While researching her Lives Like Loaded Guns: Emily Dickinson and Her Family’s Feuds, biographer Lyndall Gordon (who, full disclosure, happens to be a member of my wife’s family) traced Dickinson’s feel for metre and rhythm to a possible physiological source. “Emily’s broken rhythms and her off-rhymes perhaps suggest a jolting, arrhythmic, discordant music,” says Gordon. “Cristanne Miller, another Dickinson scholar, writes of Dickinson’s subversive grammar and disruptive punctuation. Dashes push her words apart, inserting silence and unspoken communication, as though the given language is inadequate. A poem like ‘I tie my Hat – I crease my Shawl’, one I keep turning to, seems domestic and small-scale. She has to put flowers in a vase. But then an explosive couplet tells of a completely different life: ‘And yet – Existence – some way back – Stopped – struck – my ticking – through –’”

“This outburst is intensely violent, and there is a lot of evidence, in the poems and in the medication she was prescribed, to indicate Emily suffered from epilepsy. I don’t want to make a crass case that suggests the poetry and sickness are equivalent. But an epileptic seizure results from a swerve in the normal pathways of the brain that gives the sufferer access to thinking not open to most of us. In poems that deal with upheavals and volcanoes, she demonstrates an extraordinary creative capacity to take her illness and transform it into something visionary.”

Carlton Lowenberg’s 1992 book Musicians Wrestle Everywhere, an inventory of every Dickinson setting he could lay hands on, lists 1600 settings by nearly 300 composers, from all points along the stylistic spectrum: post-Schoenbergians George Perle and Leon Kirchner rub shoulders with the neo-tonality of Vincent Persichetti and John Adams. Copland’s 12 songs are invariably cited as an exemplar of Dickinson setting, but I wonder how powerfully they now speak. Is Copland’s neo-classical elegance – his motor rhythms and smartly conceived melodies with their functional accompaniment – really bold enough to penetrate Dickinson’s spirit? John Adams’s sparse, allusive take on “Because I could not stop for death” in his choral and orchestral Harmonium (1981) does capture Dickinson’s otherworldliness, as does the fractured, bruised soundscape of Italian “modernist” Giacomo Manzoni’s 1988 Dieci versi di Emily Dickinson (documented on the Stradivarius label). Good Dickinson music, it seems, transcends stylistic allegiance.

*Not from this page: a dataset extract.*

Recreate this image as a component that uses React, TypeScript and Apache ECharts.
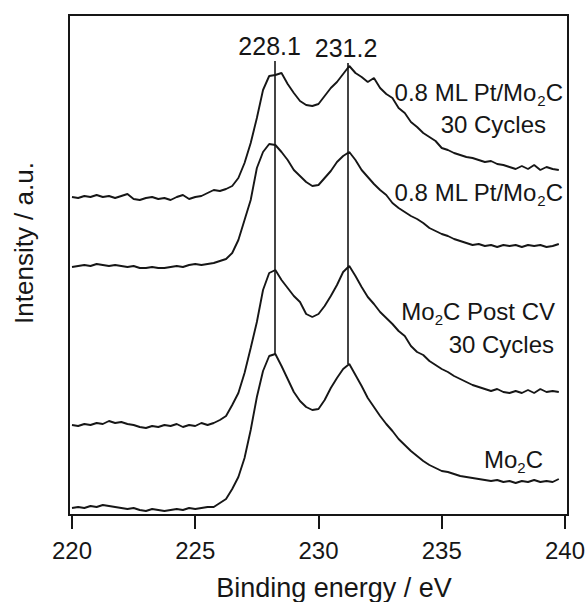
import React, { useEffect, useRef } from "react";
import * as echarts from "echarts";

// Binding energy grid (eV)
const energies = [
  220, 220.25, 220.5, 220.75, 221, 221.25, 221.5, 221.75, 222, 222.25,
  222.5, 222.75, 223, 223.25, 223.5, 223.75, 224, 224.25, 224.5, 224.75,
  225, 225.25, 225.5, 225.75, 226, 226.25, 226.5, 226.75, 227, 227.25,
  227.5, 227.75, 228, 228.25, 228.5, 228.75, 229, 229.25, 229.5, 229.75,
  230, 230.25, 230.5, 230.75, 231, 231.25, 231.5, 231.75, 232, 232.25,
  232.5, 232.75, 233, 233.25, 233.5, 233.75, 234, 234.25, 234.5, 234.75,
  235, 235.25, 235.5, 235.75, 236, 236.25, 236.5, 236.75, 237, 237.25,
  237.5, 237.75, 238, 238.25, 238.5, 238.75, 239, 239.25, 239.5, 239.75,
];

// Offset intensities (a.u.)
const ptMo2C30Cycles = [
  318, 317, 319, 318, 320, 318, 319, 317, 319, 321,
  316, 315, 317, 318, 316, 317, 315, 318, 320, 316,
  318, 319, 322, 325, 324, 326, 329, 337, 352, 372,
  397, 425, 439, 440, 442, 431, 422, 414, 410, 409,
  411, 419, 427, 433, 441, 449, 442, 438, 433, 437,
  427, 421, 417, 407, 402, 393, 388, 382, 378, 374,
  367, 365, 362, 360, 358, 357, 355, 353, 354, 351,
  350, 348, 346, 349, 346, 350, 345, 348, 346, 345,
];

const ptMo2C = [
  248, 249, 250, 249, 251, 250, 249, 250, 249, 248,
  249, 247, 247, 248, 247, 247, 248, 249, 248, 250,
  251, 250, 251, 252, 254, 256, 262, 275, 295, 315,
  347, 363, 371, 370, 363, 355, 345, 339, 333, 329,
  330, 337, 344, 353, 359, 363, 355, 345, 338, 331,
  325, 320, 312, 307, 303, 299, 296, 292, 287, 284,
  281, 279, 276, 274, 272, 270, 271, 269, 270, 268,
  270, 269, 270, 268, 270, 269, 270, 268, 269, 271,
];

const mo2CPostCV = [
  90, 89, 91, 90, 92, 91, 94, 92, 93, 91,
  90, 88, 87, 89, 88, 90, 89, 91, 88, 90,
  89, 92, 90, 92, 95, 99, 110, 122, 142, 167,
  193, 225, 242, 245, 235, 227, 219, 213, 201, 198,
  201, 209, 219, 230, 243, 249, 239, 228, 218, 211,
  203, 197, 191, 184, 179, 169, 163, 160, 154, 150,
  146, 143, 139, 136, 133, 130, 128, 126, 124, 126,
  123, 122, 124, 122, 125, 122, 126, 123, 124, 123,
];

const mo2C = [
  7, 8, 7, 9, 8, 10, 9, 8, 7, 6,
  7, 5, 4, 6, 5, 4, 5, 6, 5, 7,
  6, 7, 8, 8, 12, 16, 26, 38, 57, 85,
  118, 144, 159, 161, 149, 136, 123, 114, 108, 105,
  106, 115, 127, 137, 146, 151, 140, 129, 117, 108,
  99, 91, 84, 76, 70, 64, 59, 54, 50, 47,
  44, 43, 41, 39, 38, 37, 36, 35, 34, 35,
  33, 34, 32, 34, 33, 35, 33, 34, 33, 36,
];

// Peak marker lines
const peakLabels = ["228.1", "231.2"];
const peakPositions = [228.22, 231.2];
const peakTops = [454, 452];
const peakBottoms = [161, 151];

const xTicks = [220, 225, 230, 235, 240];

const INK = "#161616";
const FONT = "'Liberation Sans', Arial, Helvetica, sans-serif";
const MAIN_SIZE = 24;
const SUB_SIZE = 15;
const SUB_DROP = 8.5;

function pairs(ys: number[]) {
  return energies.map((e, i) => [e, ys[i]]);
}

type Part = { t: string; sub?: boolean };

function measure(ctx: CanvasRenderingContext2D | null, text: string, size: number) {
  if (!ctx) return text.length * size * 0.55;
  ctx.font = `${size}px ${FONT}`;
  return ctx.measureText(text).width;
}

function labelParts(ctx: CanvasRenderingContext2D | null, parts: Part[], rightX: number, y: number) {
  const widths = parts.map((p) => measure(ctx, p.t, p.sub ? SUB_SIZE : MAIN_SIZE));
  const total = widths.reduce((a, b) => a + b, 0);
  let x = rightX - total;
  return parts.map((p, i) => {
    const el = {
      type: "text",
      x,
      y: p.sub ? y + SUB_DROP : y,
      z: 20,
      style: {
        text: p.t,
        fontSize: p.sub ? SUB_SIZE : MAIN_SIZE,
        fontFamily: FONT,
        fill: INK,
        align: "left",
        verticalAlign: "middle",
      },
    };
    x += widths[i];
    return el;
  });
}

export default function App() {
  const ref = useRef<HTMLDivElement>(null);

  useEffect(() => {
    if (!ref.current) return;
    const chart = echarts.init(ref.current, undefined, { renderer: "svg" });
    const ctx = document.createElement("canvas").getContext("2d");

    const curveStyle = { color: INK, width: 1.9 };

    const option: any = {
      animation: false,
      backgroundColor: "#ffffff",
      grid: { left: 72, right: 22, top: 15, bottom: 87 },
      xAxis: {
        type: "value",
        min: xTicks[0],
        max: xTicks[xTicks.length - 1],
        interval: 5,
        axisLine: { show: false },
        axisTick: { show: true, inside: false, length: 14, lineStyle: { color: INK, width: 2 } },
        axisLabel: {
          margin: 23,
          fontSize: 24,
          color: INK,
          fontFamily: FONT,
          formatter: (v: number) => String(v),
        },
        splitLine: { show: false },
      },
      yAxis: {
        type: "value",
        min: 0,
        max: 500,
        show: false,
      },
      series: [
        {
          name: "0.8 ML Pt/Mo2C 30 Cycles",
          type: "line",
          data: pairs(ptMo2C30Cycles),
          showSymbol: false,
          lineStyle: curveStyle,
          itemStyle: { color: INK },
        },
        {
          name: "0.8 ML Pt/Mo2C",
          type: "line",
          data: pairs(ptMo2C),
          showSymbol: false,
          lineStyle: curveStyle,
          itemStyle: { color: INK },
        },
        {
          name: "Mo2C Post CV 30 Cycles",
          type: "line",
          data: pairs(mo2CPostCV),
          showSymbol: false,
          lineStyle: curveStyle,
          itemStyle: { color: INK },
        },
        {
          name: "Mo2C",
          type: "line",
          data: pairs(mo2C),
          showSymbol: false,
          lineStyle: curveStyle,
          itemStyle: { color: INK },
          markLine: {
            silent: true,
            symbol: ["none", "none"],
            lineStyle: { color: INK, width: 1.6, type: "solid" },
            label: {
              show: true,
              position: "end",
              fontSize: 25,
              color: INK,
              fontFamily: FONT,
              distance: 3,
            },
            data: peakPositions.map((p, i) => [
              { coord: [p, peakBottoms[i]] },
              {
                coord: [p, peakTops[i]],
                label: { formatter: peakLabels[i], offset: [i === 0 ? -5 : -2, 0] },
              },
            ]),
          },
        },
      ],
      graphic: [
        {
          type: "rect",
          z: 30,
          shape: { x: 69, y: 15, width: 499, height: 500 },
          style: { fill: "none", stroke: INK, lineWidth: 2 },
        },
        {
          type: "text",
          x: 334,
          y: 588,
          style: {
            text: "Binding energy / eV",
            fontSize: 27,
            fontFamily: FONT,
            fill: INK,
            align: "center",
            verticalAlign: "middle",
          },
        },
        {
          type: "text",
          x: 24,
          y: 243,
          rotation: Math.PI / 2,
          style: {
            text: "Intensity / a.u.",
            fontSize: 26,
            fontFamily: FONT,
            fill: INK,
            align: "center",
            verticalAlign: "middle",
          },
        },
        ...labelParts(ctx, [{ t: "0.8 ML Pt/Mo" }, { t: "2", sub: true }, { t: "C" }], 563, 92),
        ...labelParts(ctx, [{ t: "30 Cycles" }], 546, 124),
        ...labelParts(ctx, [{ t: "0.8 ML Pt/Mo" }, { t: "2", sub: true }, { t: "C" }], 563, 192),
        ...labelParts(ctx, [{ t: "Mo" }, { t: "2", sub: true }, { t: "C Post CV" }], 555, 311),
        ...labelParts(ctx, [{ t: "30 Cycles" }], 554, 344),
        ...labelParts(ctx, [{ t: "Mo" }, { t: "2", sub: true }, { t: "C" }], 543, 459),
      ],
    };

    chart.setOption(option);
    return () => chart.dispose();
  }, []);

  return (
    <div
      ref={ref}
      style={{ position: "fixed", left: 0, top: 0, width: 588, height: 602, background: "#fff" }}
    />
  );
}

Perhaps the problem with setting poetry is that word “setting”. Putting music to poetry frames the poem, freezing it in a time that may, but equally may not, have anything to do with a poet’s original intention. And the peculiarities of Dickinson’s working methods would suggest that composers need to be extra-vigilant about the danger of unwittingly allowing music to tame her message. Lyndall Gordon explains that parallel arguments rumble on about how best to represent the poems in book-form. “It’s easy to forget,” she elucidates, “that from her canon of nearly 1800 poems only 10 were published during her lifetime, and only one of those with her consent. Print conventions impose inaccuracies on the poems. The three-volume Franklin edition published in 1998, which is now widely questioned, used her first lines as titles, which Dickinson never did. The poems plunge in, and at the bottom of the page there are often variants of words. She created numerous drafts, and no one knows which draft she preferred.”

In her biography, Gordon records an old Dickinson family friend remembering “Emily…coming through the glass door of the library (to) improvise strange music on the piano.” A sepia memory that musicians intending to set Dickinson ought to wrestle with – everywhere.